For the readers of authors like J.R.R. Toiken who wrote The Lord of the Rings, George R.R. Martin who ever so beautifully makes his fantasy world the comprises the comprises the Seven Kingdoms of Westeros and all their environs; for those like Tom Sawyer and the unforgettable William Shakespeare who have come to be known at least as one of the all-time greats as far as English literature is concerned and a great many others, too many to count who have shown beyond a measure of reasonable doubt that the older dialects of the English language with all its wealth of expressions; the laconic delivery of wit and humour and the flavourless passing of dry sarcasm that has come to be inextricably linked with the language in itself, exudes an ironically indescribable brand of elegance… well, depending on who reads and who writes.
In this part of the world and like many others, while either English, French, Spanish, etc. remain the official languages of the land especially those colonised by European explorers from whom these invading languages came, there exists a chore of coexisting with the traditional dialects that the original dwellers hold. For example, Indians speak Hindi but also have English as one of their official languages. In the Indian sense of it, it is not uncommon to hear the native Hindi dialect but with a heavy handed dose of English thrown into the fray which makes it quite the issue to contest just how many pure Hindi speakers exist in the world and if the Hindi-English dialect would eventually make its way into becoming a unified solitary language of its own. In this case, an instance where two languages form some sort of synergy and become more or less one is evident. Other examples would be with the African expression of French, the fusion between Igbo and English which has raised significant levels of concern within the Igbo community as they fuel fear that the language may be dying, we also see an example with Chilean Spanish which apparently sounds so different from conventional Spanish that an average Spaniard has little clue what is being said. On the other end, there is a situation where one language becomes introduced into a new environment and systematically, the original languages of the area fall into disuse and eventual extinction to be replaced by the new invader.
The Lagos State government as one esteemed organisation has in its wisdom deemed it necessary that the Yoruba language is to become a prerequisite for admission into any of the state’s institutions of higher learning in a bid to ensure that the language sees more years ahead than it sees competition. However, languages tend to evolve with the society in which they are used and quite often, the efforts at protection soon enough become impossibly tedious like every situation in history where a system has tried to fight against the changes that evolution itself brings. Protecting Yoruba for example by instituting the above stated action might be a good enough act to begin with but, while a fluency in English remains a requirement of securing paid employment in most organisations in Lagos State itself, it is unlikely that the action is sufficient to successfully see out the task with which it has been charged. The Canadian province of Quebec embarked on similar quest in the 70s to protect the use of French which was indigenous to the region and saw some success. The steps taken might be serve as a historical reference point for today’s Lagos and a bit of homework as well.

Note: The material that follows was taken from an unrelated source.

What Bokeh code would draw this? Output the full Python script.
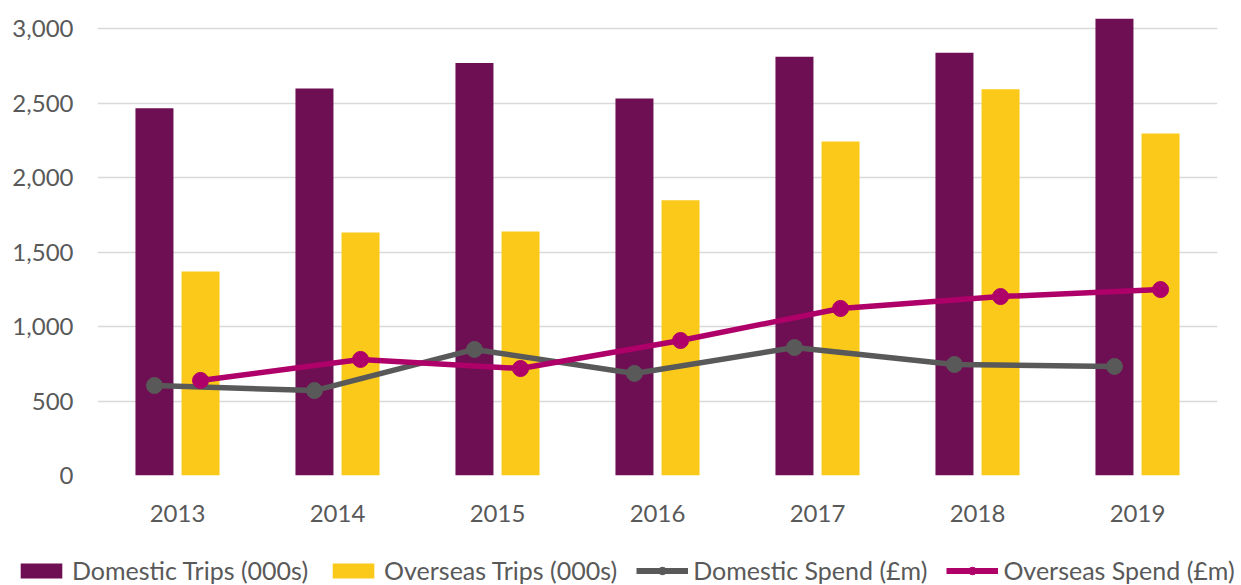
from bokeh.plotting import figure
from bokeh.layouts import column
from bokeh.models import (FactorRange, Range1d, FixedTicker, NumeralTickFormatter,
                          Legend, LegendItem, ColumnDataSource)
from bokeh.transform import dodge
from bokeh.embed import file_html
from bokeh.resources import INLINE

years = ["2013", "2014", "2015", "2016", "2017", "2018", "2019"]
domestic_trips = [2465, 2597, 2768, 2530, 2810, 2838, 3065]
overseas_trips = [1370, 1631, 1638, 1847, 2242, 2592, 2295]
domestic_spend = [604, 570, 846, 685, 859, 745, 732]
overseas_spend = [638, 779, 718, 906, 1121, 1201, 1248]
y_ticks = [0, 500, 1000, 1500, 2000, 2500, 3000]
series_names = ["Domestic Trips (000s)", "Overseas Trips (000s)",
                "Domestic Spend (£m)", "Overseas Spend (£m)"]

src = ColumnDataSource(dict(year=years, dt=domestic_trips, ot=overseas_trips,
                            ds=domestic_spend, os=overseas_spend))

FONT = "Lato"
TXT = "#595959"
PURPLE = "#6F0F53"
YELLOW = "#FBC91A"
GREY = "#595959"
MAGENTA = "#AF006A"

p = figure(width=1241, height=540, output_backend="svg", toolbar_location=None,
           x_range=FactorRange(factors=years), y_range=Range1d(0, 3121),
           min_border_left=97, min_border_right=24, min_border_top=10,
           min_border_bottom=65)
p.outline_line_color = None
p.frame_align = False

p.vbar(x=dodge("year", -0.144, range=p.x_range), top="dt", width=0.2375,
       source=src, fill_color=PURPLE, line_color=None)
p.vbar(x=dodge("year", 0.144, range=p.x_range), top="ot", width=0.2375,
       source=src, fill_color=YELLOW, line_color=None)
p.line(x=dodge("year", -0.144, range=p.x_range), y="ds", source=src,
       line_color=GREY, line_width=5.5)
p.scatter(x=dodge("year", -0.144, range=p.x_range), y="ds", source=src,
          size=16, fill_color=GREY, line_color=GREY)
p.line(x=dodge("year", 0.144, range=p.x_range), y="os", source=src,
       line_color=MAGENTA, line_width=5.5)
p.scatter(x=dodge("year", 0.144, range=p.x_range), y="os", source=src,
          size=16, fill_color=MAGENTA, line_color=MAGENTA)

p.yaxis.ticker = FixedTicker(ticks=y_ticks)
p.yaxis.formatter = NumeralTickFormatter(format="0,0")
for ax in (p.xaxis, p.yaxis):
    ax.axis_line_color = None
    ax.major_tick_line_color = None
    ax.minor_tick_line_color = None
    ax.major_label_text_font = FONT
    ax.major_label_text_font_size = "24px"
    ax.major_label_text_color = TXT
p.yaxis.major_label_standoff = 18
p.xaxis.major_label_standoff = 23

p.xgrid.grid_line_color = None
p.ygrid.grid_line_color = "#D9D9D9"
p.ygrid.grid_line_width = 1.5
p.ygrid.ticker = FixedTicker(ticks=y_ticks)

# legend strip (its own small figure so the legend can span the full width)
q = figure(width=1241, height=45, output_backend="svg", toolbar_location=None,
           x_range=Range1d(0, 1), y_range=Range1d(0, 1),
           min_border_left=0, min_border_right=0, min_border_top=0,
           min_border_bottom=0)
q.frame_align = False
q.axis.visible = False
q.grid.visible = False
q.outline_line_color = None
r1 = q.vbar(x=[5], top=[5], width=0.1, fill_color=PURPLE, line_color=None)
r2 = q.vbar(x=[5], top=[5], width=0.1, fill_color=YELLOW, line_color=None)
r3 = q.line(x=[5, 6], y=[5, 5], line_color=GREY, line_width=6)
r4 = q.scatter(x=[5], y=[5], size=16, fill_color=GREY, line_color=GREY)
r5 = q.line(x=[5, 6], y=[5, 5], line_color=MAGENTA, line_width=6)
r6 = q.scatter(x=[5], y=[5], size=16, fill_color=MAGENTA, line_color=MAGENTA)

legend = Legend(items=[
    LegendItem(label=series_names[0], renderers=[r1]),
    LegendItem(label=series_names[1], renderers=[r2]),
    LegendItem(label=series_names[2], renderers=[r3, r4]),
    LegendItem(label=series_names[3], renderers=[r5, r6]),
], orientation="horizontal", location=(15, 0))
legend.label_text_font = FONT
legend.label_text_font_size = "25px"
legend.label_text_color = TXT
legend.glyph_width = 52
legend.glyph_height = 19
legend.label_standoff = 5
legend.spacing = 19
legend.padding = 0
legend.margin = 0
legend.border_line_color = None
legend.background_fill_alpha = 0
q.add_layout(legend, "center")

layout = column(p, q, spacing=0)
open("out.html", "w").write(file_html(layout, INLINE))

To consider something along the lines of philosophy of languages, identifying the difference between understanding and recognising a language is one thing, but with respect to the way the processing of languages affects or influence thoughts processes with their originators and their audience is another. For example, it is commonly contested that Adolf Hitler might not have become the man he turned out to be, leading the Nazis into a quest for world domination if he was an English speaker because the German language itself sounds like it was formed with the fires of demagoguery kindled deep within the bowels of its essence while a language like French or Chinese or even English lacks enough of a defining edge to sell the same message. Or, does speaking a language like Japanese make it easier for the speaker to hold a high level of self-pride and a penchant for honour like seen in the Japan of old? Essentially, can speaking a language make you more intelligent, more philosophical, more artistic or perhaps even dumber? Another school of thought also proposes that to people who are experiencing a sequence of unfamiliar languages for the first time, the different unfamiliar languages all sound the same. In essence, it is possible to speak ten different languages within the course of an address and have the audience oblivious to the changes occurring therein.
The human brain is beyond the measure of a doubt the most complex structure that our species has endeavoured to study and perhaps one of the most complex things existing on earth if not within the confines of the known universe but with regards to languages, the fact that languages seemingly evolve towards to a precept of progressive simplicity is one notion that may be difficult to refute. Consider the English language as one example which seems to be evolving in this same trend. The older versions of the language were graceful in a way that lacks glaringly in the modern expression – well depending on how far back one reaches, ideally just at the introduction of the Latin/Romance inputs and a bit after the beginning of the excision of many of the Saxon/Germanic faculties. The correlations between the spellings of the words and their pronunciations, the sentence structures, the application and the universe of semantics that lay behind seem more popularly to be evolving towards what seems like a watered down version of language as it becomes even more popular. One possible reason why would be because every new speaker of the language brings something into the language that simplifies it to fit within the paradigms of their understanding of languages just a bit more. If the increasing simplicity of a language serves as an indicator of just how acceptable it becomes, and those more difficult to learn as they choose to retain their complex foundations slowly fall out of fashion until only the simplest is eventually left, would this ordinarily imply that the simplest ultimately wins in a contest of complexity? Or does it just mean that our increasingly intelligent brains are just evolving towards laziness and that the lazy among us are actually more evolved than the average hard-worker?